UCSF Mount Zion Housing
An exoskeleton retrofit approach offers efficiencies, performance, and architectural enhancement.
Advanced Analytics
A detailed nonlinear analysis allowed us to devise an exoskeleton approach that strengthened the building's existing structure while limiting the need for interior alterations and the subsequent costly repair of finishes.
Integrated Value
Our targeted retrofit design was estimated at $4.2M, reducing the estimated retrofit cost by roughly 75% and leaving remaining funds available for other building upgrades.

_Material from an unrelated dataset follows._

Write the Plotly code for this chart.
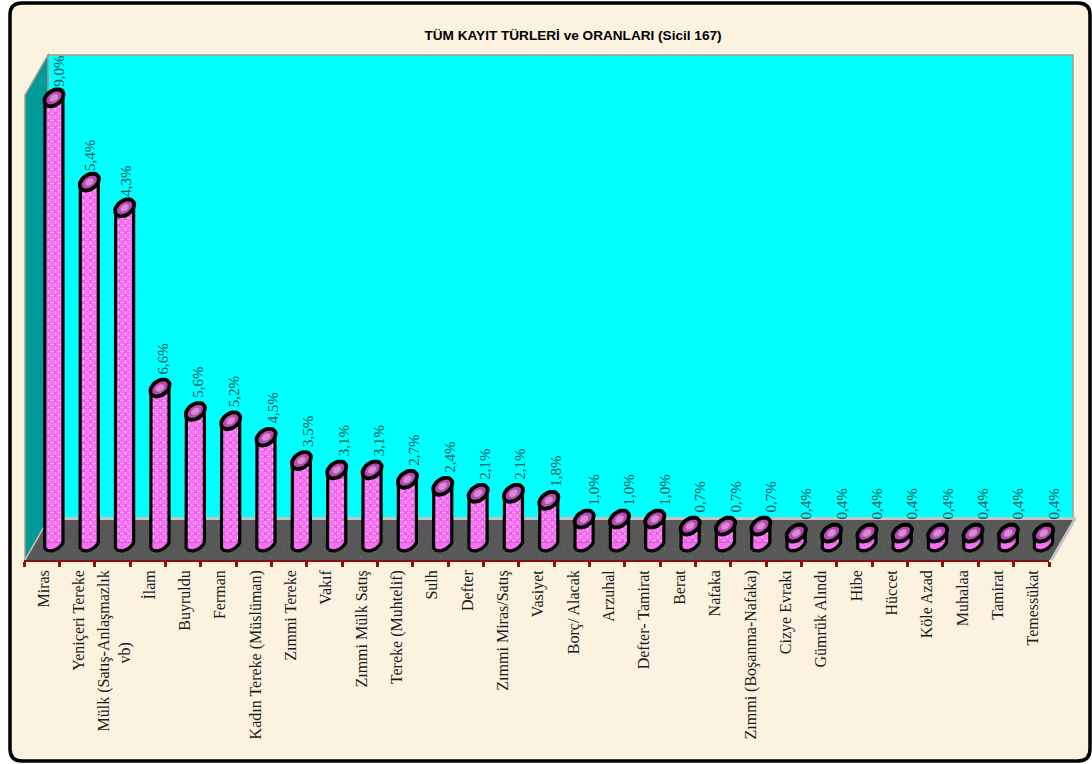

Mount Zion is University of California, San Francisco’s newest facility providing faculty with below market rate housing. Constructed in 1968, the seven-story concrete building was generously gifted to the University to help lure talented faculty. While the building had undergone significant interior renovations in 2012, the structure did not meet the University of California’s rigorous seismic standards.
Challenges
Prior to engaging Tipping, a previous retrofit scheme commissioned by the University required the removal and replacement of all windows to allow exterior captured columns to be wrapped with Fiber Reinforced Polymer (FRP) for shear strengthening. This scheme was estimated at $17 million, far above the University’s budget for the project. The new project team was charged with finding a more cost-efficient approach to strengthening this new University asset.
A targeted retrofit
The University commissioned the project team to lead an innovative, cost-efficient retrofit to protect the building and inhabitants. Through a data-driven process, we uncovered a series of surgical seismic interventions that strengthened the building without requiring excessive demolition. Interior columns were wrapped with FRP for added strength, using a three sided-wrap that was designed, tested and approved to further avoid unnecessary and expensive interior demolition. Through close collaboration with the architect, the exoskeleton design was detailed to enhance the aesthetics of the existing, nondescript 1968 façade, while also providing energy performance improvements through increased shading.The newly articulated main façade brings the aging facility into the 21st century, while providing enhanced seismic performance to the owner and the building’s new residents. At the center of the solution, an unconventional exoskeleton approach met the University’s strict seismic demands while also adding an updated aesthetic to the aging building’s main facade.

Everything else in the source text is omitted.